La luz es un tema dominante en las lecturas de este domingo, vinculado a la curación. Todos tenemos esa experiencia: las heridas se curan mejor cuando se exponen a la luz del sol. Por eso, en la primera lectura de Isaías, Dios nos anima a cuidar de los necesitados: “Entonces brillará tu luz como la aurora, y tu herida sanará pronto”. Ayudar a los demás nos cura y nos saca de nuestra propia oscuridad hacia la luz. Cuántas personas han descubierto que ayudar a los necesitados les libera de sus propias angustias y complicaciones.

El tema continúa en el salmo: “el hombre bueno es luz en las tinieblas para los rectos”; presta, da a los pobres; “su cabeza se alzará en gloria”. Hay algo glorioso, lleno de luz, en ayudar a los demás. Ya en la primera lectura, san Pablo insiste en que su enseñanza no se basaba en la filosofía humana, que tan a menudo puede volverse oscura y retorcida, sino sólo en “una demostración del poder del Espíritu”. Es decir, con la luz de Dios, no con la oscuridad del pensamiento meramente humano.

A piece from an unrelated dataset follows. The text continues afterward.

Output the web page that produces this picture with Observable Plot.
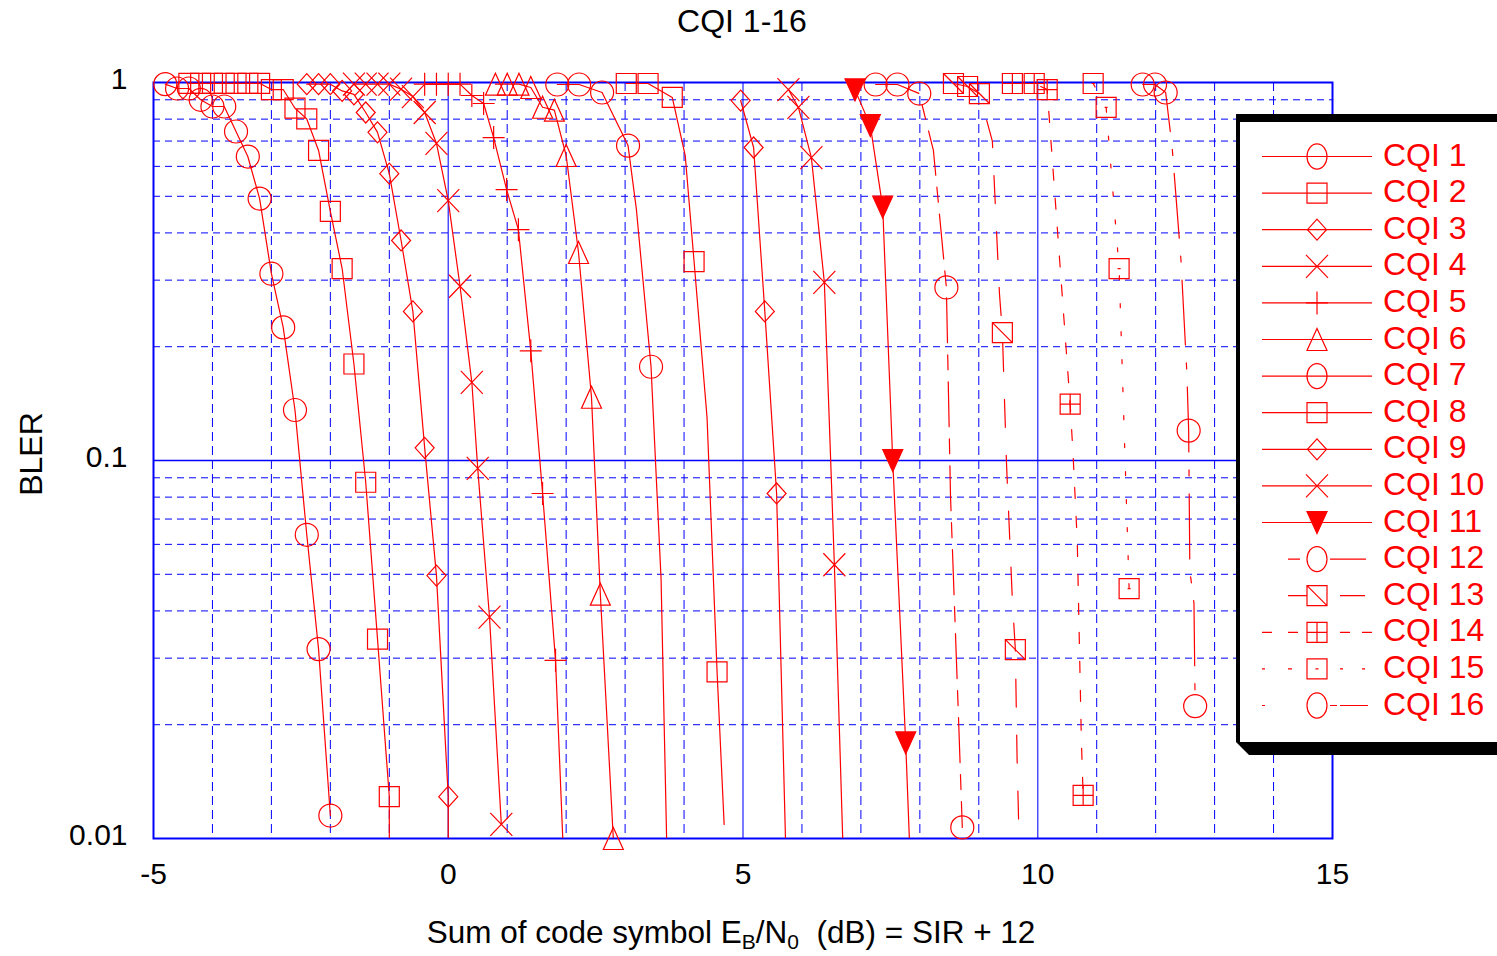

En el Evangelio, Jesús pone juntas la sal y la luz. La sal tenía una doble función en el mundo antiguo. No sólo añadía sabor a los alimentos, como sigue haciendo hoy, sino que también preservaba de la corrupción en una época en la que no había frigoríficos ni se podía garantizar el hielo, y menos en los países mediterráneos. Jesús habla aquí de nuestro testimonio cristiano: debemos actuar en la sociedad como la sal. La sal actúa discretamente, mezclándose con otras especias: en mucha cantidad es desagradable, pero si es poca hace que la comida resulte sosa.

Los cristianos deben actuar -discreta pero realmente- en el mundo tanto para dar sabor como para preservar de la corrupción. Si no hablamos y pasamos desapercibidos, nos volvemos como la sal que ha perdido su sabor “y sólo puede ser arrojada para ser pisoteada por los hombres”. Esto sucede cuando permanecemos en silencio ante el mal y la corrupción. No necesariamente podemos acabar con el mal, pero al menos podemos denunciarlo y limitarlo. Nos “salamos” con la oración y el estudio, con el autocontrol y el buen uso del tiempo. Es la “sal” interna de la acción de Dios en nosotros.

Y entonces llegamos a la luz. Cristo nos llama a ser “luz del mundo, ciudad edificada sobre la cumbre de un monte”. Especialmente los santos han sido esta luz, “brillando para todos en la casa” de la Iglesia. Esta luz también debe ser interior, la acción de Dios en nuestras almas que brilla hacia los demás. No es la orgullosa ostentación de los fariseos que buscan la alabanza humana. Nuestro objetivo es que los hombres, “viendo nuestras buenas obras, alaben al Padre que está en los cielos”. Cuando damos testimonio de Cristo a través de la excelencia de nuestro trabajo y del amor a Dios y al prójimo que lo inspira, cuando defendemos nuestra conciencia incluso a costa de grandes sufrimientos, somos verdaderamente “la luz del mundo”.